Peter van der Putten, assistant professor in AI, Leiden University, Director of decisioning at Pegasystems, explores the ‘AI Winter’ and our relationship with AI
The last ten years have been buzzing with stories about how AI will transform our world.
However, as we begin the 2020s, some commentators are predicting the onset of an ‘AI winter,’ when advances slow down or even stall. For example, talking to the BBC in January, Katja Hofmann, a principal researcher at Microsoft Research, said she felt AI was transitioning to a new phase. She was joined by one of the biggest proponents of AI, Yoshua Bengio, who recently admitted deep learning still has some serious shortcomings.
And the critique has not just been about limitations in algorithms themselves, but also on the dangers of a too naive application of artificial intelligence. Books such as Artificial Unintelligence by Meredith Broussard and Weapons of Math Destruction by Cathy O’Neil cover how if sufficient care is not taken these systems can pick up, learn and perpetuate the bias that exists in the real world.
That said, as a tool for automating intelligence, AI can also quickly come to the rescue in uncertain times.
AI and COVID
On March 16th several organisations published the COVID-19 Open Research Dataset, a set of over 24,000 research papers related to coronaviruses and related diseases, and immediately thousands of professional and amateur data scientists went to work to mine this data for answers to key questions. Subsequently, the Kaggle website, an online community of data scientists and machine learning practitioners, quickly followed suit with a range of related tasks.
AI is used to predict and understand the structure of the virus to develop tests and vaccines, and identify candidate medicines that can be repurposed; or to understand the factors and policies that influence the spread of the disease.
In terms of financial services, banks immediately launched programs to help customers in difficulty by using AI in their customer engagement engines to decide and prioritise which message matters most for a particular client. They were able to serve these out through mobile apps as assisted channels got swamped.
So, should the expectations about how AI will change business and society really be scaled back or not?

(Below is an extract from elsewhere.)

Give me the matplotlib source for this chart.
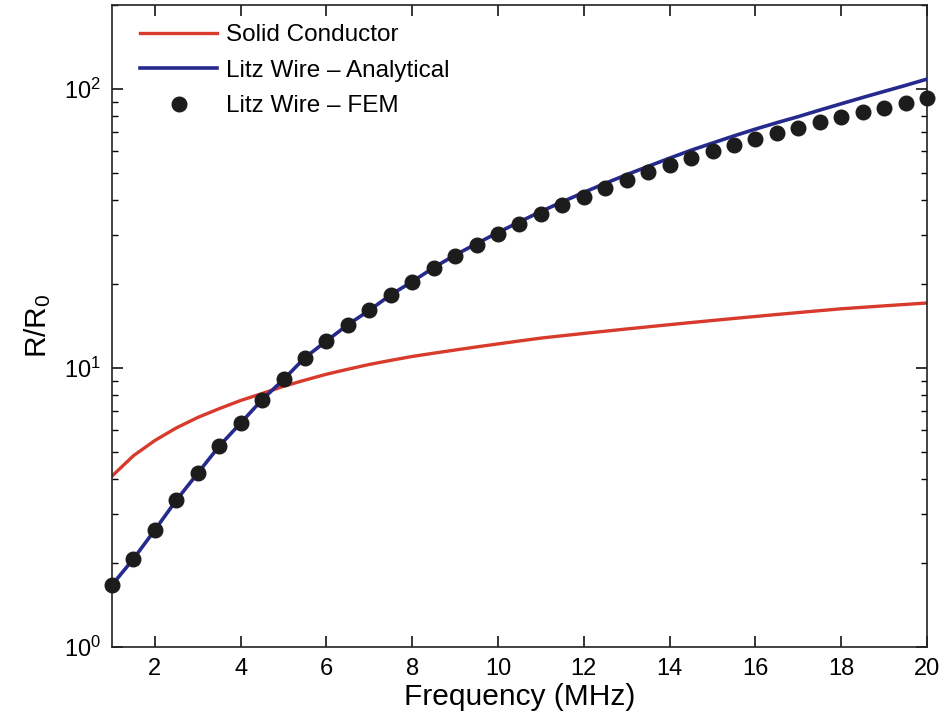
import matplotlib
matplotlib.use("Agg")
import matplotlib.pyplot as plt
from matplotlib.ticker import LogLocator, FixedLocator

plt.rcParams['font.family'] = ['Liberation Sans', 'DejaVu Sans']
plt.rcParams['mathtext.fontset'] = 'custom'
plt.rcParams['mathtext.rm'] = 'Liberation Sans'
plt.rcParams['mathtext.it'] = 'Liberation Sans'

freq = [1, 1.5, 2, 2.5, 3, 3.5, 4, 4.5, 5, 5.5, 6, 6.5, 7, 7.5, 8, 8.5, 9, 9.5,
        10, 10.5, 11, 11.5, 12, 12.5, 13, 13.5, 14, 14.5, 15, 15.5, 16, 16.5,
        17, 17.5, 18, 18.5, 19, 19.5, 20]

solid = [4.1, 4.85, 5.5, 6.1, 6.65, 7.15, 7.65, 8.1, 8.6, 9.05, 9.5, 9.9, 10.3,
         10.65, 11.0, 11.3, 11.6, 11.9, 12.2, 12.5, 12.8, 13.05, 13.3, 13.55,
         13.8, 14.05, 14.3, 14.55, 14.8, 15.05, 15.3, 15.55, 15.8, 16.05, 16.3,
         16.5, 16.7, 16.9, 17.1]

litz_analytical = [1.67, 2.07, 2.63, 3.36, 4.2, 5.25, 6.35, 7.7, 9.1, 10.9,
                   12.5, 14.3, 16.1, 18.3, 20.4, 22.9, 25.4, 27.9, 30.6, 33.4,
                   36.4, 39.4, 42.6, 45.9, 49.3, 52.8, 56.5, 60.3, 64.0, 67.9,
                   71.8, 75.7, 79.6, 84.0, 88.5, 93.2, 98.0, 103.0, 108.5]

litz_fem = [1.67, 2.07, 2.63, 3.36, 4.2, 5.25, 6.35, 7.7, 9.1, 10.9, 12.5,
            14.3, 16.1, 18.3, 20.3, 22.8, 25.2, 27.6, 30.2, 32.8, 35.6, 38.4,
            41.0, 44.2, 47.2, 50.4, 53.4, 56.6, 59.9, 63.0, 66.1, 69.5, 72.4,
            76.2, 79.4, 82.8, 85.5, 89.1, 92.8]

xticks = [2, 4, 6, 8, 10, 12, 14, 16, 18, 20]

fig = plt.figure(figsize=(9.43, 7.21), dpi=100)
ax = fig.add_axes([0.1188, 0.1026, 0.8642, 0.8905])

ax.plot(freq, solid, color='#d83a2c', lw=2.4, label='Solid Conductor', zorder=2)
ax.plot(freq, litz_analytical, color='#262a8c', lw=2.6, label='Litz Wire \u2013 Analytical', zorder=3)
ax.plot(freq, litz_fem, 'o', color='#1c1c1c', ms=10.5, label='Litz Wire \u2013 FEM',
        clip_on=False, zorder=4)

ax.set_yscale('log')
ax.set_xlim(1, 20)
ax.set_ylim(1, 200)
ax.xaxis.set_major_locator(FixedLocator(xticks))
ax.yaxis.set_major_locator(LogLocator(base=10, numticks=10))
ax.yaxis.set_minor_locator(LogLocator(base=10, subs=range(2, 10), numticks=10))

ax.tick_params(axis='both', which='major', direction='in', length=8, width=1.1,
               top=True, right=True, labelsize=17, pad=8)
ax.tick_params(axis='y', which='minor', direction='in', length=4.5, width=1.0,
               left=True, right=True)
for s in ax.spines.values():
    s.set_linewidth(1.2)
    s.set_color('#222222')

ax.set_xlabel('Frequency (MHz)', fontsize=21.5, labelpad=2)
ax.set_ylabel('R/R$_0$', fontsize=21.5, labelpad=8)

leg = ax.legend(loc='upper left', frameon=False, fontsize=17.5, handlelength=3.2,
                handletextpad=0.35, labelspacing=0.55, borderaxespad=0.4,
                bbox_to_anchor=(0.01, 1.0))

fig.savefig('out.png', dpi=100)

Let’s go back to definitions first.
What is an AI winter?
An AI winter refers to how advances in AI are cyclical, often cruelly so. It was coined in 1984 by two AI researchers who had suffered from the collapse of US government funding for AI in the 1970s. They argued that AI researchers should be wary of how private or public sector enthusiasm for AI could suddenly plummet without warning. Indeed, they proved to be right by how the 1980s excitement around expert systems peaked and collapsed within a few years.
2010 is regarded as the beginning of what has been a decade long AI summer, characterised by excitement around deep learning and natural language processing. Smart chat bots have become more commonplace, and there have been some big leaps in AI – from AI that beat humans at Go to AI that can spot cancer tumours faster and more effectively than human clinicians.
By contrast, an AI winter arrives when the hype begins to stall and breakdown. The advances seem less frequent or significant. And, attitudes toward AI become more critical, for example more of a focus on AI that takes jobs from humans or makes discriminatory decisions that affect people’s welfare.
To be fair, you can find some of these signs of an AI winter currently, and the intensely hot hype of the last ten years is cooling off. Such signs of a subsiding hype aren’t necessarily a bad thing, of course.
We do need to separate the excitement, perception, and expectations from the underlying developments and scale of the application of AI, which is growing at a steady and continuous pace. When technologies are applied more and more, they become more normalised and some of the hype disappears. This reduced visibility of the positive AI that’s quietly enabling our society and economy to function smoothly is then actually a sign of more widespread, settled application.
What about the human factor?
But more fundamentally missing in any current talk of AI winter is the human factor. In 1967, John M. Culkin stated ‘we shape our tools and thereafter the tools shape us.’ We see that happening now with AI and the various outcries around ethical bias or other applications of AI that are perceived as not always in the best interest of the customer or citizen.
We need to find new ways to relate to this technology, especially because it is so ‘personal’ – AI is a natural extension of humans, so before we know it we will become accustomed to using it for a variety of everyday tasks without even realising. This process may be painful at times, but it is part of the maturing of the technology. Our relationship with AI will follow a natural course from the sound and fury of techno-utopianism and dystopian outcries to a settling down into a much quieter, more widespread application on our own terms.
Now this may sound as if we have completely cracked AI, but that’s not the case. It is right to point out that we don’t need artificial general intelligence (the hypothetical intelligence of a machine that has the capacity to understand or learn any intellectual task that a human being is able to) to produce useful AI applications for good either. In fact, much of the mixed feelings about AI can be traced back to how overhyped the quest for advanced general intelligence was.
When I reflect on the most valuable progress of the last decade, much of it was related to advancing machine learning. In the 2020s, there is still work left to combine machine learning with the more traditional tasks of good old-fashioned AI, such as logic and reasoning. This will be key to keep the machine learning under control, set ethical boundaries, implement business strategies, and express human values.